### STATED GOAL:
List all lines of the data containing the word "with".

|---|

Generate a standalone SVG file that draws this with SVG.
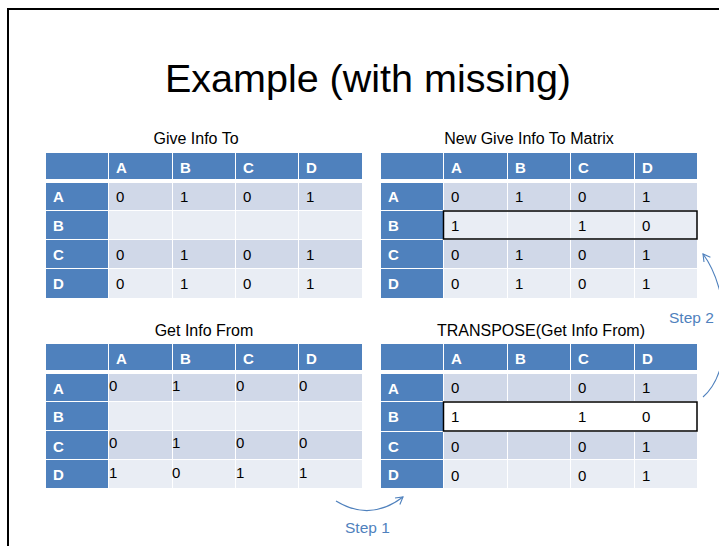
<svg xmlns="http://www.w3.org/2000/svg" width="719" height="546" viewBox="0 0 719 546">
<defs>
<style>
.hd{fill:#4F81BD}
.c1{fill:#D0D8E8}
.c2{fill:#E9EDF4}
.wh{fill:#FFFFFF}
.ht{font-family:"Liberation Sans",Arial,sans-serif;font-size:15px;font-weight:bold;fill:#FFFFFF}
.ct{font-family:"Liberation Sans",Arial,sans-serif;font-size:15px;fill:#000000}
.tt{font-family:"Liberation Sans",Arial,sans-serif;font-size:16px;fill:#000000;text-anchor:middle}
.hl{fill:none;stroke:#000000;stroke-width:1.5}
.st{font-family:"Liberation Sans",Arial,sans-serif;font-size:15.5px;fill:#4F81BD}
.cn{fill:none;stroke:#4F81BD;stroke-width:1.1}
</style>
<marker id="ah" markerWidth="10" markerHeight="10" refX="8" refY="5" orient="auto" markerUnits="userSpaceOnUse">
<path d="M1,1 L8,5 L1,9" fill="none" stroke="#4F81BD" stroke-width="1.1"/>
</marker>
</defs>
<rect width="719" height="546" fill="#FFFFFF"/>
<path d="M8,546 L8,9 L719,9" fill="none" stroke="#000000" stroke-width="2"/>
<text x="368" y="92" font-family="'Liberation Sans',Arial,sans-serif" font-size="39.5" text-anchor="middle" fill="#000000">Example (with missing)</text>

<g id="give-info-to">
<text class="tt" x="196" y="144">Give Info To</text>
<rect class="hd" x="46" y="153" width="62" height="26"/><rect class="hd" x="109" y="153" width="63" height="26"/><rect class="hd" x="173" y="153" width="62" height="26"/><rect class="hd" x="236" y="153" width="62" height="26"/><rect class="hd" x="299" y="153" width="63" height="26"/>
<rect class="hd" x="46" y="183" width="62" height="27"/><rect class="c1" x="109" y="183" width="63" height="27"/><rect class="c1" x="173" y="183" width="62" height="27"/><rect class="c1" x="236" y="183" width="62" height="27"/><rect class="c1" x="299" y="183" width="63" height="27"/>
<rect class="hd" x="46" y="211" width="62" height="28"/><rect class="c2" x="109" y="211" width="63" height="28"/><rect class="c2" x="173" y="211" width="62" height="28"/><rect class="c2" x="236" y="211" width="62" height="28"/><rect class="c2" x="299" y="211" width="63" height="28"/>
<rect class="hd" x="46" y="240" width="62" height="28"/><rect class="c1" x="109" y="240" width="63" height="28"/><rect class="c1" x="173" y="240" width="62" height="28"/><rect class="c1" x="236" y="240" width="62" height="28"/><rect class="c1" x="299" y="240" width="63" height="28"/>
<rect class="hd" x="46" y="269" width="62" height="29"/><rect class="c2" x="109" y="269" width="63" height="29"/><rect class="c2" x="173" y="269" width="62" height="29"/><rect class="c2" x="236" y="269" width="62" height="29"/><rect class="c2" x="299" y="269" width="63" height="29"/>
<text class="ht" x="116" y="173">A</text><text class="ht" x="180" y="173">B</text><text class="ht" x="243" y="173">C</text><text class="ht" x="306" y="173">D</text>
<text class="ht" x="53" y="202">A</text><text class="ht" x="53" y="231">B</text><text class="ht" x="53" y="260">C</text><text class="ht" x="53" y="289">D</text>
<text class="ct" x="116" y="202">0</text><text class="ct" x="180" y="202">1</text><text class="ct" x="243" y="202">0</text><text class="ct" x="306" y="202">1</text>
<text class="ct" x="116" y="260">0</text><text class="ct" x="180" y="260">1</text><text class="ct" x="243" y="260">0</text><text class="ct" x="306" y="260">1</text>
<text class="ct" x="116" y="289">0</text><text class="ct" x="180" y="289">1</text><text class="ct" x="243" y="289">0</text><text class="ct" x="306" y="289">1</text>
</g>

<g id="new-give-info-to-matrix">
<text class="tt" x="529" y="144">New Give Info To Matrix</text>
<rect class="hd" x="381" y="153" width="62" height="26"/><rect class="hd" x="444" y="153" width="63" height="26"/><rect class="hd" x="508" y="153" width="62" height="26"/><rect class="hd" x="571" y="153" width="63" height="26"/><rect class="hd" x="635" y="153" width="62" height="26"/>
<rect class="hd" x="381" y="183" width="62" height="27"/><rect class="c1" x="444" y="183" width="63" height="27"/><rect class="c1" x="508" y="183" width="62" height="27"/><rect class="c1" x="571" y="183" width="63" height="27"/><rect class="c1" x="635" y="183" width="62" height="27"/>
<rect class="hd" x="381" y="211" width="62" height="28"/><rect class="c2" x="444" y="211" width="63" height="28"/><rect class="c2" x="508" y="211" width="62" height="28"/><rect class="c2" x="571" y="211" width="63" height="28"/><rect class="c2" x="635" y="211" width="62" height="28"/>
<rect class="hd" x="381" y="240" width="62" height="28"/><rect class="c1" x="444" y="240" width="63" height="28"/><rect class="c1" x="508" y="240" width="62" height="28"/><rect class="c1" x="571" y="240" width="63" height="28"/><rect class="c1" x="635" y="240" width="62" height="28"/>
<rect class="hd" x="381" y="269" width="62" height="29"/><rect class="c2" x="444" y="269" width="63" height="29"/><rect class="c2" x="508" y="269" width="62" height="29"/><rect class="c2" x="571" y="269" width="63" height="29"/><rect class="c2" x="635" y="269" width="62" height="29"/>
<rect class="hl" x="443.5" y="211" width="253.5" height="28"/>
<text class="ht" x="451" y="173">A</text><text class="ht" x="515" y="173">B</text><text class="ht" x="578" y="173">C</text><text class="ht" x="642" y="173">D</text>
<text class="ht" x="388" y="202">A</text><text class="ht" x="388" y="231">B</text><text class="ht" x="388" y="260">C</text><text class="ht" x="388" y="289">D</text>
<text class="ct" x="451" y="202">0</text><text class="ct" x="515" y="202">1</text><text class="ct" x="578" y="202">0</text><text class="ct" x="642" y="202">1</text>
<text class="ct" x="451" y="231">1</text><text class="ct" x="578" y="231">1</text><text class="ct" x="642" y="231">0</text>
<text class="ct" x="451" y="260">0</text><text class="ct" x="515" y="260">1</text><text class="ct" x="578" y="260">0</text><text class="ct" x="642" y="260">1</text>
<text class="ct" x="451" y="289">0</text><text class="ct" x="515" y="289">1</text><text class="ct" x="578" y="289">0</text><text class="ct" x="642" y="289">1</text>
</g>

<g id="get-info-from">
<text class="tt" x="204" y="336">Get Info From</text>
<rect class="hd" x="46" y="344" width="62" height="26"/><rect class="hd" x="109" y="344" width="63" height="26"/><rect class="hd" x="173" y="344" width="62" height="26"/><rect class="hd" x="236" y="344" width="62" height="26"/><rect class="hd" x="299" y="344" width="63" height="26"/>
<rect class="hd" x="46" y="374" width="62" height="27"/><rect class="c1" x="109" y="374" width="63" height="27"/><rect class="c1" x="173" y="374" width="62" height="27"/><rect class="c1" x="236" y="374" width="62" height="27"/><rect class="c1" x="299" y="374" width="63" height="27"/>
<rect class="hd" x="46" y="402" width="62" height="28"/><rect class="c2" x="109" y="402" width="63" height="28"/><rect class="c2" x="173" y="402" width="62" height="28"/><rect class="c2" x="236" y="402" width="62" height="28"/><rect class="c2" x="299" y="402" width="63" height="28"/>
<rect class="hd" x="46" y="431" width="62" height="28"/><rect class="c1" x="109" y="431" width="63" height="28"/><rect class="c1" x="173" y="431" width="62" height="28"/><rect class="c1" x="236" y="431" width="62" height="28"/><rect class="c1" x="299" y="431" width="63" height="28"/>
<rect class="hd" x="46" y="460" width="62" height="28"/><rect class="c2" x="109" y="460" width="63" height="28"/><rect class="c2" x="173" y="460" width="62" height="28"/><rect class="c2" x="236" y="460" width="62" height="28"/><rect class="c2" x="299" y="460" width="63" height="28"/>
<text class="ht" x="116" y="364">A</text><text class="ht" x="180" y="364">B</text><text class="ht" x="243" y="364">C</text><text class="ht" x="306" y="364">D</text>
<text class="ht" x="53" y="394">A</text><text class="ht" x="53" y="422">B</text><text class="ht" x="53" y="452">C</text><text class="ht" x="53" y="480">D</text>
<text class="ct" x="109" y="391">0</text><text class="ct" x="172" y="391">1</text><text class="ct" x="236" y="391">0</text><text class="ct" x="299" y="391">0</text>
<text class="ct" x="109" y="448">0</text><text class="ct" x="172" y="448">1</text><text class="ct" x="236" y="448">0</text><text class="ct" x="299" y="448">0</text>
<text class="ct" x="109" y="478">1</text><text class="ct" x="172" y="478">0</text><text class="ct" x="236" y="478">1</text><text class="ct" x="299" y="478">1</text>
</g>

<g id="transpose-get-info-from">
<text class="tt" x="541" y="336">TRANSPOSE(Get Info From)</text>
<rect class="hd" x="381" y="344" width="62" height="26"/><rect class="hd" x="444" y="344" width="63" height="26"/><rect class="hd" x="508" y="344" width="62" height="26"/><rect class="hd" x="571" y="344" width="63" height="26"/><rect class="hd" x="635" y="344" width="62" height="26"/>
<rect class="hd" x="381" y="374" width="62" height="27"/><rect class="c1" x="444" y="374" width="63" height="27"/><rect class="c1" x="508" y="374" width="62" height="27"/><rect class="c1" x="571" y="374" width="63" height="27"/><rect class="c1" x="635" y="374" width="62" height="27"/>
<rect class="hd" x="381" y="402" width="62" height="29"/><rect class="wh" x="443" y="402" width="254" height="29"/>
<rect class="hd" x="381" y="432" width="62" height="27"/><rect class="c1" x="444" y="432" width="63" height="27"/><rect class="c1" x="508" y="432" width="62" height="27"/><rect class="c1" x="571" y="432" width="63" height="27"/><rect class="c1" x="635" y="432" width="62" height="27"/>
<rect class="hd" x="381" y="460" width="62" height="28"/><rect class="c2" x="444" y="460" width="63" height="28"/><rect class="c2" x="508" y="460" width="62" height="28"/><rect class="c2" x="571" y="460" width="63" height="28"/><rect class="c2" x="635" y="460" width="62" height="28"/>
<rect class="hl" x="443.5" y="402" width="253.5" height="29"/>
<text class="ht" x="451" y="364">A</text><text class="ht" x="515" y="364">B</text><text class="ht" x="578" y="364">C</text><text class="ht" x="642" y="364">D</text>
<text class="ht" x="388" y="394">A</text><text class="ht" x="388" y="422">B</text><text class="ht" x="388" y="452">C</text><text class="ht" x="388" y="480">D</text>
<text class="ct" x="451" y="393">0</text><text class="ct" x="578" y="393">0</text><text class="ct" x="642" y="393">1</text>
<text class="ct" x="451" y="422">1</text><text class="ct" x="578" y="422">1</text><text class="ct" x="642" y="422">0</text>
<text class="ct" x="451" y="452">0</text><text class="ct" x="578" y="452">0</text><text class="ct" x="642" y="452">1</text>
<text class="ct" x="451" y="481">0</text><text class="ct" x="578" y="481">0</text><text class="ct" x="642" y="481">1</text>
</g>

<g id="connectors">
<path class="cn" d="M336,501 Q370,522 403,497" marker-end="url(#ah)"/>
<text class="st" x="345" y="533">Step 1</text>
<path class="cn" d="M703,397 C735,370 730,290 703,254" marker-end="url(#ah)"/>
<text class="st" x="669" y="323">Step 2</text>
</g>
</svg>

|---|

### WORKED ANSWER:
Generate a standalone SVG file that draws this with SVG.
<text x="368" y="92" font-family="'Liberation Sans',Arial,sans-serif" font-size="39.5" text-anchor="middle" fill="#000000">Example (with missing)</text>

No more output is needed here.